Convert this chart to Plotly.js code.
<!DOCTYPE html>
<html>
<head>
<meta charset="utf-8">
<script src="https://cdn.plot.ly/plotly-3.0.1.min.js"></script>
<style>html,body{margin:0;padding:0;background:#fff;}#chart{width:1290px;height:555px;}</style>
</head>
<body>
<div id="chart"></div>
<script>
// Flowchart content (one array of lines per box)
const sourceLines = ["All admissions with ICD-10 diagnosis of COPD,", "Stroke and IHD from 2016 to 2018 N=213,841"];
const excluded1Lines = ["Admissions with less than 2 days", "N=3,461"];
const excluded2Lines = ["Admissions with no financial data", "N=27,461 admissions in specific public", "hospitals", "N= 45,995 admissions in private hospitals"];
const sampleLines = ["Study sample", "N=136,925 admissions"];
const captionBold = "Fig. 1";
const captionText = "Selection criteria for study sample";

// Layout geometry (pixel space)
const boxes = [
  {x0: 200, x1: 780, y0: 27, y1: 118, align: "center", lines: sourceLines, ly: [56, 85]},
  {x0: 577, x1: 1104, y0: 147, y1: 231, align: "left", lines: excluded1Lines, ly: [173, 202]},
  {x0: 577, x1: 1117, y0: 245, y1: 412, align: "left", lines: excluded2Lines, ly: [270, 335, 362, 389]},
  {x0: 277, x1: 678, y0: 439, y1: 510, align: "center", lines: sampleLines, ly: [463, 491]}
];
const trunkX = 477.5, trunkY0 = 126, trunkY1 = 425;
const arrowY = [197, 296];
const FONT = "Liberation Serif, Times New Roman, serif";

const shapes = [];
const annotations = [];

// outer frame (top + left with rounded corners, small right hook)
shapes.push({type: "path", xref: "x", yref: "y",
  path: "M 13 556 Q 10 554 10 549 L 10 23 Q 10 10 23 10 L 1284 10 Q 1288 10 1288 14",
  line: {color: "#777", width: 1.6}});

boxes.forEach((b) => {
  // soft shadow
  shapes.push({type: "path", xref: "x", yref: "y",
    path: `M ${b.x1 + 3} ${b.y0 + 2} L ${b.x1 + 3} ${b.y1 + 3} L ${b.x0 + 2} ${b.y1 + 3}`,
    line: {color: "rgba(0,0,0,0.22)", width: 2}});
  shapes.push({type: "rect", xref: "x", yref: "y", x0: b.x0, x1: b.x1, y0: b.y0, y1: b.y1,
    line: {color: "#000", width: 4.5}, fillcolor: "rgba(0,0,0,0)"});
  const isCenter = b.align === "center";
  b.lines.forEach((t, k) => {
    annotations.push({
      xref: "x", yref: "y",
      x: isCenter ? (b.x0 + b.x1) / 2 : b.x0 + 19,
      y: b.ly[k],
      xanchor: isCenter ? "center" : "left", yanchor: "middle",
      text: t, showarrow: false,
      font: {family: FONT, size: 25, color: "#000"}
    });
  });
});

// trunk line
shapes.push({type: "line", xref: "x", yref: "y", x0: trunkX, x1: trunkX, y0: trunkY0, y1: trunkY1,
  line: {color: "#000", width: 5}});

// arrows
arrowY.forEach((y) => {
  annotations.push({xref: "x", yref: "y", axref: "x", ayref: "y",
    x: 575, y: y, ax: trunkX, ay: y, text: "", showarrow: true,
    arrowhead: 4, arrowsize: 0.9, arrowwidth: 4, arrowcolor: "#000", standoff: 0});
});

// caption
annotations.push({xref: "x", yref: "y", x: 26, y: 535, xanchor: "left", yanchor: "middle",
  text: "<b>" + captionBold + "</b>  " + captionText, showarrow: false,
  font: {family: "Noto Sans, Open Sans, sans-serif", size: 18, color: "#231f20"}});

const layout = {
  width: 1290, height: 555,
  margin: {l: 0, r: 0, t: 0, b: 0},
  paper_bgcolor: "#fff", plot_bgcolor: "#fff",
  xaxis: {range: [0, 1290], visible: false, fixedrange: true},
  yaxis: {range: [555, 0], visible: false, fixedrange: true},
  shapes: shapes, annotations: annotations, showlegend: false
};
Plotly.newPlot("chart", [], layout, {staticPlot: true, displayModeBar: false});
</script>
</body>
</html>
◆ ◆ ◆ ◆ ◆
=== Short problem ===
All of the material above needs to be retyped word for word.

=== Finished exercise ===
Convert this chart to Plotly.js code.
<!DOCTYPE html>
<html>
<head>
<meta charset="utf-8">
<script src="https://cdn.plot.ly/plotly-3.0.1.min.js"></script>
<style>html,body{margin:0;padding:0;background:#fff;}#chart{width:1290px;height:555px;}</style>
</head>
<body>
<div id="chart"></div>
<script>
// Flowchart content (one array of lines per box)
const sourceLines = ["All admissions with ICD-10 diagnosis of COPD,", "Stroke and IHD from 2016 to 2018 N=213,841"];
const excluded1Lines = ["Admissions with less than 2 days", "N=3,461"];
const excluded2Lines = ["Admissions with no financial data", "N=27,461 admissions in specific public", "hospitals", "N= 45,995 admissions in private hospitals"];
const sampleLines = ["Study sample", "N=136,925 admissions"];
const captionBold = "Fig. 1";
const captionText = "Selection criteria for study sample";

// Layout geometry (pixel space)
const boxes = [
  {x0: 200, x1: 780, y0: 27, y1: 118, align: "center", lines: sourceLines, ly: [56, 85]},
  {x0: 577, x1: 1104, y0: 147, y1: 231, align: "left", lines: excluded1Lines, ly: [173, 202]},
  {x0: 577, x1: 1117, y0: 245, y1: 412, align: "left", lines: excluded2Lines, ly: [270, 335, 362, 389]},
  {x0: 277, x1: 678, y0: 439, y1: 510, align: "center", lines: sampleLines, ly: [463, 491]}
];
const trunkX = 477.5, trunkY0 = 126, trunkY1 = 425;
const arrowY = [197, 296];
const FONT = "Liberation Serif, Times New Roman, serif";

const shapes = [];
const annotations = [];

// outer frame (top + left with rounded corners, small right hook)
shapes.push({type: "path", xref: "x", yref: "y",
  path: "M 13 556 Q 10 554 10 549 L 10 23 Q 10 10 23 10 L 1284 10 Q 1288 10 1288 14",
  line: {color: "#777", width: 1.6}});

boxes.forEach((b) => {
  // soft shadow
  shapes.push({type: "path", xref: "x", yref: "y",
    path: `M ${b.x1 + 3} ${b.y0 + 2} L ${b.x1 + 3} ${b.y1 + 3} L ${b.x0 + 2} ${b.y1 + 3}`,
    line: {color: "rgba(0,0,0,0.22)", width: 2}});
  shapes.push({type: "rect", xref: "x", yref: "y", x0: b.x0, x1: b.x1, y0: b.y0, y1: b.y1,
    line: {color: "#000", width: 4.5}, fillcolor: "rgba(0,0,0,0)"});
  const isCenter = b.align === "center";
  b.lines.forEach((t, k) => {
    annotations.push({
      xref: "x", yref: "y",
      x: isCenter ? (b.x0 + b.x1) / 2 : b.x0 + 19,
      y: b.ly[k],
      xanchor: isCenter ? "center" : "left", yanchor: "middle",
      text: t, showarrow: false,
      font: {family: FONT, size: 25, color: "#000"}
    });
  });
});

// trunk line
shapes.push({type: "line", xref: "x", yref: "y", x0: trunkX, x1: trunkX, y0: trunkY0, y1: trunkY1,
  line: {color: "#000", width: 5}});

// arrows
arrowY.forEach((y) => {
  annotations.push({xref: "x", yref: "y", axref: "x", ayref: "y",
    x: 575, y: y, ax: trunkX, ay: y, text: "", showarrow: true,
    arrowhead: 4, arrowsize: 0.9, arrowwidth: 4, arrowcolor: "#000", standoff: 0});
});

// caption
annotations.push({xref: "x", yref: "y", x: 26, y: 535, xanchor: "left", yanchor: "middle",
  text: "<b>" + captionBold + "</b>  " + captionText, showarrow: false,
  font: {family: "Noto Sans, Open Sans, sans-serif", size: 18, color: "#231f20"}});

const layout = {
  width: 1290, height: 555,
  margin: {l: 0, r: 0, t: 0, b: 0},
  paper_bgcolor: "#fff", plot_bgcolor: "#fff",
  xaxis: {range: [0, 1290], visible: false, fixedrange: true},
  yaxis: {range: [555, 0], visible: false, fixedrange: true},
  shapes: shapes, annotations: annotations, showlegend: false
};
Plotly.newPlot("chart", [], layout, {staticPlot: true, displayModeBar: false});
</script>
</body>
</html>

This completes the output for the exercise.